§ **SET TASK**
Pictures stay out of this copy, which runs from the first line of the material through the line containing "import matplotlib.ticker as mticker".

§ **MATERIALS PROVIDED**
----

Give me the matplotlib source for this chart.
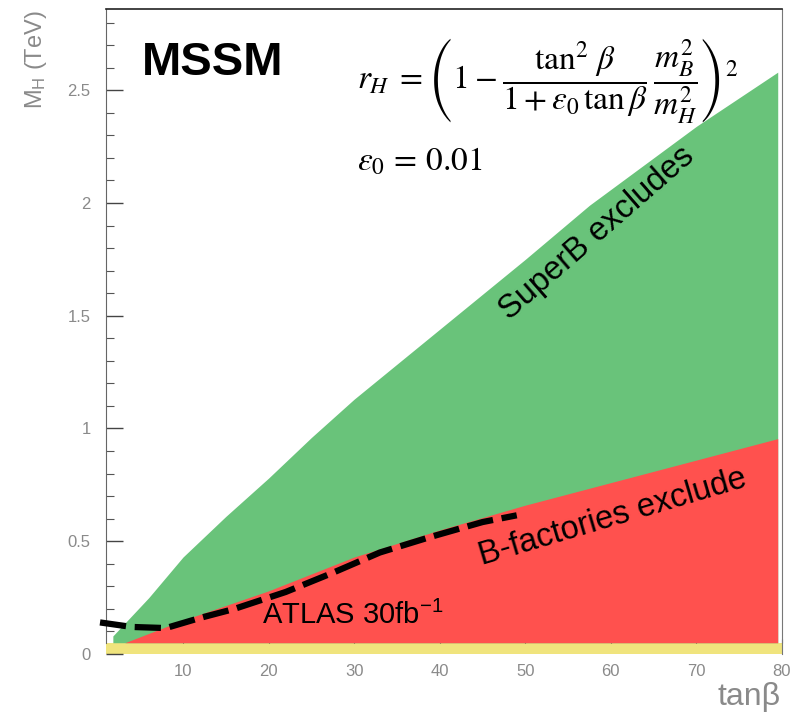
import matplotlib
matplotlib.use("Agg")
import matplotlib.pyplot as plt
import matplotlib.ticker as mticker

plt.rcParams['font.family'] = ['Liberation Sans', 'DejaVu Sans']
plt.rcParams['mathtext.fontset'] = 'custom'
plt.rcParams['mathtext.rm'] = 'Liberation Sans'
plt.rcParams['mathtext.it'] = 'Liberation Sans:italic'

# SuperB excluded region (upper edge), tan(beta) vs M_H in TeV
superb_tanb = [1.8, 1.8, 6, 10, 15, 20, 25, 30, 40, 50, 57.5, 70, 79.5]
superb_mh = [0.05, 0.08, 0.25, 0.43, 0.61, 0.78, 0.96, 1.13, 1.44, 1.75, 1.99, 2.34, 2.58]

# B-factories excluded region (upper edge)
bfact_tanb = [3.2, 10, 20, 30, 40, 50, 60, 70, 79.5]
bfact_mh = [0.05, 0.15, 0.28, 0.43, 0.55, 0.66, 0.76, 0.86, 0.955]

# ATLAS 30 fb-1 reach (dashed)
atlas_tanb = [0.3, 4, 8, 12, 16, 22, 27.5, 33, 39, 45, 49]
atlas_mh = [0.14, 0.12, 0.115, 0.16, 0.2, 0.275, 0.36, 0.45, 0.52, 0.585, 0.615]

band_top = 0.05
green = '#69C37A'
red = '#FF514E'
yellow = '#F0E47D'
grey = '#8a8a8a'

fig = plt.figure(figsize=(7.94, 7.13), dpi=100)
ax = fig.add_axes([106 / 794, 1 - 654 / 713, (782 - 106) / 794, (654 - 9) / 713])
ax.set_xlim(1, 80)
ax.set_ylim(0, 2.86)

ax.fill_between([1, 80], 0, band_top, color=yellow, lw=0, zorder=1)
ax.fill_between(superb_tanb, band_top, superb_mh, color=green, lw=0, zorder=2)
ax.fill_between(bfact_tanb, band_top, bfact_mh, color=red, lw=0, zorder=3)
ax.plot(atlas_tanb, atlas_mh, color='black', lw=4.5, dashes=(4.2, 1.4),
        clip_on=False, zorder=5)

# axes style (ROOT-like)
ax.spines['bottom'].set_position(('data', band_top))
ax.spines['bottom'].set_linewidth(0)
ax.spines['left'].set_bounds(band_top, 2.86)
ax.spines['left'].set_color('#666666')
ax.spines['right'].set_color('#777777')
ax.spines['top'].set_color('#222222')
ax.spines['top'].set_linewidth(1.2)

ax.yaxis.set_major_locator(mticker.MultipleLocator(0.5))
ax.yaxis.set_minor_locator(mticker.MultipleLocator(0.1))
ax.yaxis.set_major_formatter(mticker.FormatStrFormatter('%g'))
ax.xaxis.set_major_locator(mticker.FixedLocator([10, 20, 30, 40, 50, 60, 70, 80]))
ax.tick_params(axis='y', which='major', direction='in', length=12, width=1,
               color='#444444', labelcolor=grey, labelsize=12, pad=11)
ax.tick_params(axis='y', which='minor', direction='in', length=6, width=0.8,
               color='#555555')
ax.tick_params(axis='x', which='major', direction='in', length=3, width=0.8,
               color='#333333', labelcolor=grey, labelsize=12, pad=15)
ax.tick_params(right=False, top=False)
ax.yaxis.get_major_ticks()[0].tick1line.set_visible(False)

# labels
fig.text(36 / 794, 1 - 10 / 713, r'M$_{\rm H}$ (TeV)', rotation=90, ha='center',
         va='top', fontsize=17, color=grey)
fig.text(781 / 794, 1 - 705 / 713, 'tanβ', ha='right', va='baseline',
         fontsize=23, color=grey)

fig.text(142 / 794, 1 - 75 / 713, 'MSSM', fontsize=34, fontweight='bold',
         ha='left', va='baseline')
formula = (r'$r_H\; = \left(1 - \dfrac{\tan^2\,\beta}{1+\varepsilon_0\,\tan\beta}'
           r'\,\dfrac{m_B^2}{m_H^2}\right)^2$')
fig.text(357 / 794, 1 - 80 / 713, formula, fontsize=24, math_fontfamily='stix',
         ha='left', va='center')
fig.text(357 / 794, 1 - 162 / 713, r'$\varepsilon_0\, =\, 0.01$', fontsize=24,
         math_fontfamily='stix', ha='left', va='center')

ax.text(48.2, 1.48, 'SuperB excludes', rotation=41, rotation_mode='anchor',
        ha='left', va='baseline', fontsize=23.5, zorder=6)
ax.text(44.9, 0.394, 'B-factories exclude', rotation=16.5, rotation_mode='anchor',
        ha='left', va='baseline', fontsize=23.5, zorder=6)
ax.text(19.2, 0.133, r'ATLAS 30fb$^{-1}$', ha='left', va='baseline',
        fontsize=21, zorder=6)

fig.savefig('out.png', dpi=100)
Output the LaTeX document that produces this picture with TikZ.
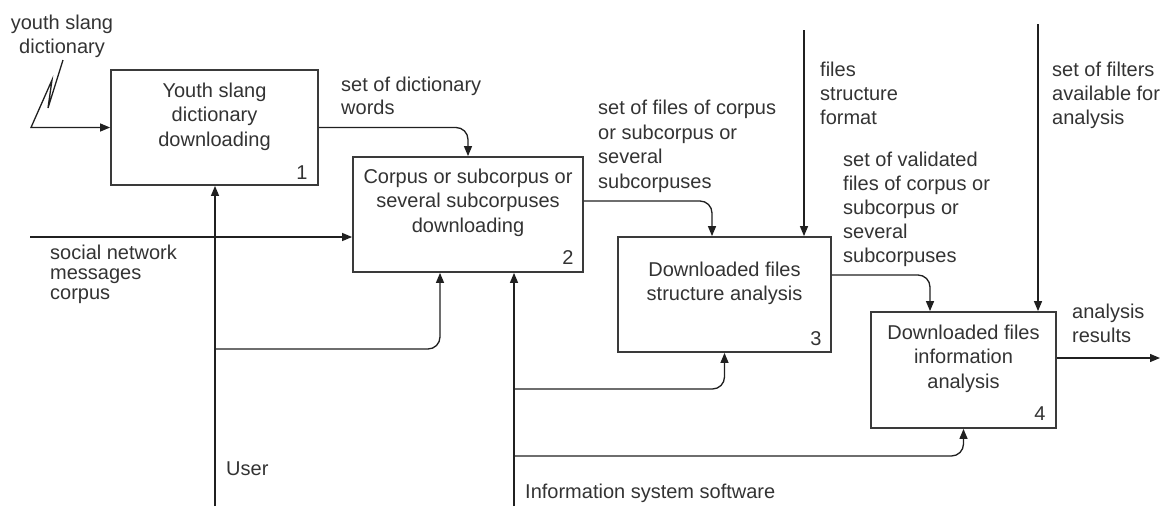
\documentclass[tikz,border=0pt]{standalone}
\usepackage{fontspec}
\setmainfont{Liberation Sans}
\usetikzlibrary{arrows.meta}
\definecolor{boxc}{HTML}{3A3A3A}
\definecolor{linec}{HTML}{202020}
\definecolor{txtc}{HTML}{333333}
\tikzset{
  box/.style={draw=boxc, line width=1.8pt, fill=white, inner sep=0pt},
  line/.style={draw=linec, line width=1.3pt, rounded corners=12pt},
  arr/.style={line, -{Triangle[length=10pt,width=8pt]}},
  lbl/.style={text=txtc, inner sep=0pt, anchor=north west, align=left, font=\fontsize{20}{24}\selectfont},
  btxt/.style={text=txtc, inner sep=0pt, anchor=north, align=center, font=\fontsize{20}{24.2}\selectfont},
  num/.style={text=txtc, inner sep=0pt, font=\fontsize{20}{24}\selectfont},
}
\begin{document}
\begin{tikzpicture}[x=1pt,y=-1pt]
\useasboundingbox (0,0) rectangle (1161,506);
% boxes
\node[box, minimum width=207pt, minimum height=115pt] (b1) at (214.5,127.5) {};
\node[box, minimum width=230pt, minimum height=115pt] (b2) at (468,214.5) {};
\node[box, minimum width=213pt, minimum height=115pt] (b3) at (724.5,294.5) {};
\node[box, minimum width=185pt, minimum height=116pt] (b4) at (963.5,370) {};
% box texts
\node[btxt] (t1) at (214.5,83) {Youth slang\\dictionary\\downloading};
\node[btxt] (t2) at (468,169) {Corpus or subcorpus or\\several subcorpuses\\downloading};
\node[btxt] (t3) at (724.5,262) {Downloaded files\\structure analysis};
\node[btxt] (t4) at (963.5,325) {Downloaded files\\information\\analysis};
\node[num] (n1) at (302,173) {1};
\node[num] (n2) at (568,258) {2};
\node[num] (n3) at (816,339) {3};
\node[num] (n4) at (1040,414) {4};
% free ends
\coordinate (din) at (63,60);
\coordinate (sin) at (30,237);
\coordinate (out) at (1160,358);
\coordinate (c3) at (804,30);
\coordinate (c4) at (1038,24);
\coordinate (m1) at (215,506);
\coordinate (m1b) at (215,349);
\coordinate (m2) at (514,506);
\coordinate (m2a) at (514,389);
\coordinate (m2b) at (514,456);
% connectors
\draw[arr, rounded corners=0pt] (din) -- (48,108) -- (52,80) -- (31,127.5) -- (b1.west);
\draw[arr] (b1.east) -| (b2.north);
\draw[arr] (sin) -- ([yshift=-22.5pt]b2.west);
\draw[arr] ([yshift=13.5pt]b2.east) -| ([xshift=-12.5pt]b3.north);
\draw[arr] ([yshift=19.5pt]b3.east) -| ([xshift=-33.5pt]b4.north);
\draw[arr] ([yshift=12pt]b4.east) -- (out);
\draw[arr] (c3) -- (c3 |- b3.north);
\draw[arr] (c4) -- (c4 |- b4.north);
\draw[arr] (m1) -- (m1 |- b1.south);
\draw[arr] (m1b) -| ([xshift=-28pt]b2.south);
\draw[arr] (m2) -- (m2 |- b2.south);
\draw[arr] (m2a) -| (b3.south);
\draw[arr] (m2b) -| (b4.south);
% labels
\node[lbl, anchor=north, align=center] (l1) at (62,15) {youth slang\\dictionary};
\node[lbl, font=\fontsize{20}{23}\selectfont] (l2) at (341,77) {set of dictionary\\words};
\node[lbl, font=\fontsize{20}{20}\selectfont] (l3) at (50,245) {social network\\messages\\corpus};
\node[lbl, font=\fontsize{20}{24.5}\selectfont] (l4) at (598,100) {set of files of corpus\\or subcorpus or\\several\\subcorpuses};
\node[lbl] (l5) at (820,62) {files\\structure\\format};
\node[lbl] (l6) at (843,152) {set of validated\\files of corpus or\\subcorpus or\\several\\subcorpuses};
\node[lbl] (l7) at (1052,62) {set of filters\\available for\\analysis};
\node[lbl] (l8) at (1072,304) {analysis\\results};
\node[lbl] (l9) at (226,462) {User};
\node[lbl] (l10) at (525,484) {Information system software};
\end{tikzpicture}
\end{document}
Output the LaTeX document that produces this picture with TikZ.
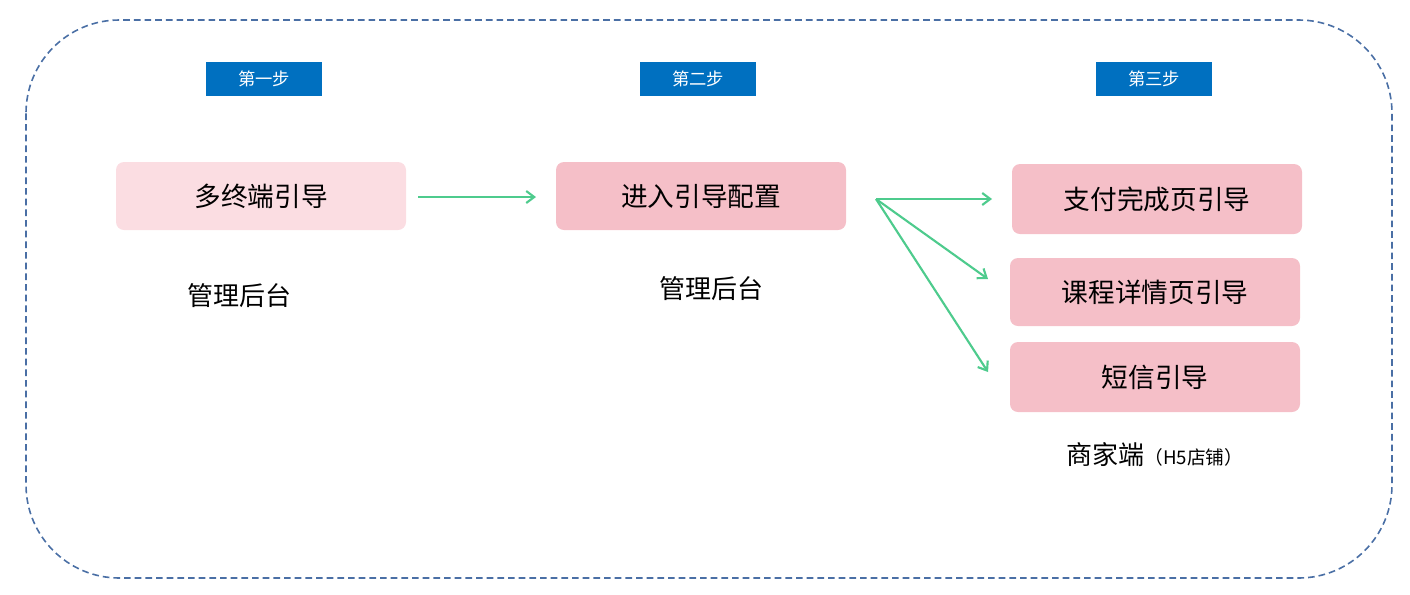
\documentclass[tikz,border=0pt]{standalone}
\usepackage{fontspec}
\setmainfont{Noto Sans CJK SC}
\usetikzlibrary{arrows.meta}
\definecolor{frame}{HTML}{4A6FA5}
\definecolor{lightpink}{HTML}{FBDDE2}
\definecolor{pink}{HTML}{F5BFC8}
\definecolor{hdr}{HTML}{0070C0}
\definecolor{grn}{HTML}{4ECB8D}
\begin{document}
\begin{tikzpicture}[x=0.75pt,y=-0.75pt,
  box/.style={rounded corners=6pt,font=\fontsize{20}{22}\selectfont,inner sep=0pt},
  hbox/.style={fill=hdr,text=white,font=\fontsize{13}{14}\selectfont,inner sep=0pt},
  lbl/.style={font=\fontsize{19.5}{21}\selectfont},
  arr/.style={grn,line width=1.6pt,-{Straight Barb[length=6pt,width=9pt]}}]
\useasboundingbox (0,0) rectangle (1410,594);
\draw[frame,dash pattern=on 5pt off 3pt,line width=1.2pt,rounded corners=70pt] (26,20) rectangle (1392,578);
\node[hbox,minimum width=87pt,minimum height=25.5pt] (h1) at (264,79) {第一步};
\node[hbox,minimum width=87pt,minimum height=25.5pt] (h2) at (698,79) {第二步};
\node[hbox,minimum width=87pt,minimum height=25.5pt] (h3) at (1154,79) {第三步};
\node[box,fill=lightpink,minimum width=217.5pt,minimum height=51pt] (a) at (261,196) {多终端引导};
\node[box,fill=pink,minimum width=217.5pt,minimum height=51pt] (b) at (701,196) {进入引导配置};
\node[box,fill=pink,minimum width=217.5pt,minimum height=52.5pt] (c1) at (1157,199) {支付完成页引导};
\node[box,fill=pink,minimum width=217.5pt,minimum height=51pt] (c2) at (1155,292) {课程详情页引导};
\node[box,fill=pink,minimum width=217.5pt,minimum height=52.5pt] (c3) at (1155,377) {短信引导};
\node[lbl] (l1) at (239,296) {管理后台};
\node[lbl] (l2) at (711,289) {管理后台};
\node[lbl] (l3) at (1155,455) {商家端\fontsize{14}{16}\selectfont（H5店铺）};
\coordinate (s1) at (418,197);
\coordinate (e1) at (536,197);
\coordinate (s2) at (876,199);
\draw[arr] (s1) -- (e1);
\draw[arr] (s2) -- (992,199);
\draw[arr] (s2) -- (988,279);
\draw[arr] (s2) -- (988,372);
\end{tikzpicture}
\end{document}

----

§ **SOLUTION FOR THIS EXERCISE**
Give me the matplotlib source for this chart.
import matplotlib
matplotlib.use("Agg")
import matplotlib.pyplot as plt
import matplotlib.ticker as mticker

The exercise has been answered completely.